The Trump administration pulled the United States out of the Paris Agreement for the second time on January 20, 2025. The same administration rolled back the methane rule for oil and gas operations and rescinded the unspent balance of the National Electric Vehicle Infrastructure Formula Program. On July 4, 2025, it signed the One Big Beautiful Bill Act — a law that phased out wind-component manufacturing credits by the end of 2027 and rescinded the IRA’s remaining conservation funding the USDA was running to help farmers adapt to longer and hotter growing seasons. The same administration is now telling people to drink fluids and check on their neighbors. The advice is correct. It is also the cheapest possible response to a problem the administration’s own policies are deepening.

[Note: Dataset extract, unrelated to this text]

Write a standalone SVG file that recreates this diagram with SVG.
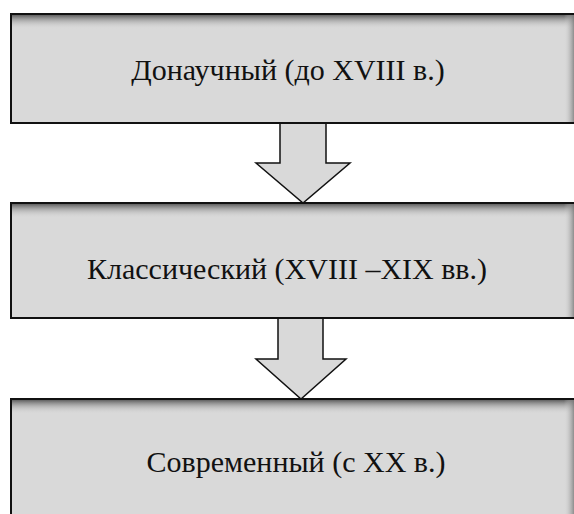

The fossil fuel industry did not kill these people alone. A community that checks on its widow in the heat, installs the window unit for the elderly neighbor, knows which houses on the section-line road cannot survive a hundred degrees — that community survives what the atmosphere hands it. Wendell Berry called this the membership work in The Unsettling of America. We Too Chapter 16 names the contradiction when that membership is gone: Community Collapse. The cooling centers in Newark and Jackson are staffed by people doing what they can. They cannot check on every house that lost its neighbors to foreclosure.
The notebook has an entry for this week. The temperature in Friendship hit ninety-three on Saturday, with a heat index above a hundred. The next heat dome is the question — not whether there will be one, but whether the people in the houses without air conditioning on the south side of the county will have someone check on them when it comes.